Background
Gotthilf Heinrich Ernst Mühlenberg was born on November 17, 1753, at Trappe, Pennsylvania, the fifth child and third son of Henry Melchior Mühlenberg and Anna Maria Weiser.
Gotthilf Heinrich Ernst Mühlenberg was born on November 17, 1753, at Trappe, Pennsylvania, the fifth child and third son of Henry Melchior Mühlenberg and Anna Maria Weiser.
Accompanied by his brothers, John Peter Gabriel and Frederick Augustus Conrad Mühlenberg, he was sent to Germany in April 1763 to be educated at Halle. There he spent six years in the Waisenhaus, mastering Greek, Latin, Hebrew, and French, and exhibiting at times a spirit as fiery as that of his brother Peter.

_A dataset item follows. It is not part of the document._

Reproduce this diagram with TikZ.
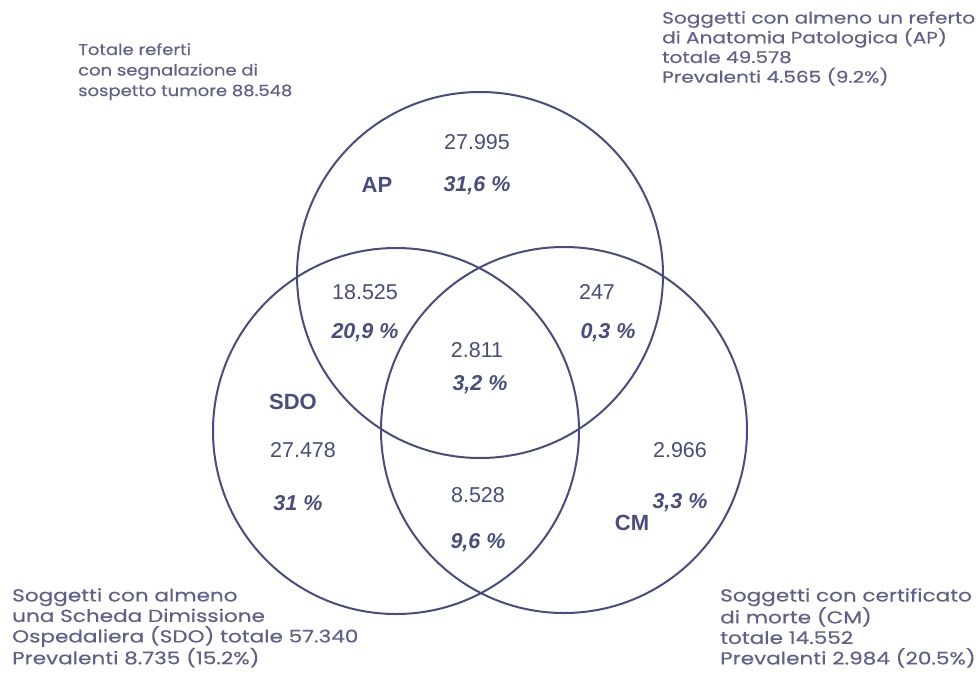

In September 1769 Mühlenberg matriculated at the University, and a year later, with Frederick and their future brother-in-law, John Christopher Kunze, he returned to Philadelphia.
Though Mühlenberg was still a stripling, the members of the Lutheran Ministerium of Pennsylvania were so impressed by his scholarship and had such faith in the Mühlenberg name that they ordained him at Reading, October 25, 1770, with but slight misgiving.
For the next few years he was his father's assistant at Philadelphia and in the Raritan Valley in New Jersey, and in April 1774 he was elected third pastor at Philadelphia.
As the British forces approached Philadelphia, he sent his family to his father's house at New Providence (Trappe), and on September 22, 1777, four days before the occupation, he himself retired thither. After the British withdrawal in June 1778 he returned. In April 1779, as the upshot of a misunderstanding with Kunze, he resigned abruptly.
The next year Mühlenberg succeeded J. H. C. Helmuth as pastor of Holy Trinity, Lancaster, where he remained till his death thirty-five years later. He was secretary of the Ministerium of Pennsylvania for six terms and president for eleven. He was the first president (1787) of Franklin College.
Mühlenberg began the study of botany in the spring of 1778 during his enforced rustication and was an accomplished botanist when Johann David Schöpf visited him in 1783. Schöpf gave him confidence in the soundness and value of his work and brought him into correspondence with various European botanists. Thereafter Mühlenberg exchanged letters and specimens with scientists in England, France, Switzerland, Germany, and Sweden, and was elected to honorary membership in several learned societies. In his own country he was even better known.
Mühlenberg did as much field work as his arduous professional duties would permit, kept a calendar of the flowering plants of his neighborhood, and by 1791 had listed more than 1, 100 plants growing within three miles of Lancaster. In the precision and accuracy of his descriptions, his scrupulous regard for correct nomenclature, his aversion to splitting species into numerous varieties on the basis of minute variations, and his recognition of the necessity for collaborative effort in compiling a complete flora of North America, he was a true forerunner of Torrey and Gray. He also gave much attention to the economic and medicinal uses of plants.
His total contribution to descriptive botany - some hundred species and varieties - is the more remarkable because of the restricted area that he explored personally.
In later life Mühlenberg suffered repeated apoplectic attacks, to which he finally succumbed on May 23, 1815. He was buried in his churchyard at Lancaster, Pennsylvania.
A representative both of the later phase of German Pietism and of the Enlightenment, Gotthilf Mühlenberg was a man of exemplary character and great personal charm. In his prime he had a strong body and enjoyed traveling on foot between Lancaster and Philadelphia, a distance of more than sixty miles.
On July 26. 1774, Gotthilf Heinrich Ernst Mühlenberg married Mary Catharine Hall of Philadelphia, who bore him four sons and four daughters.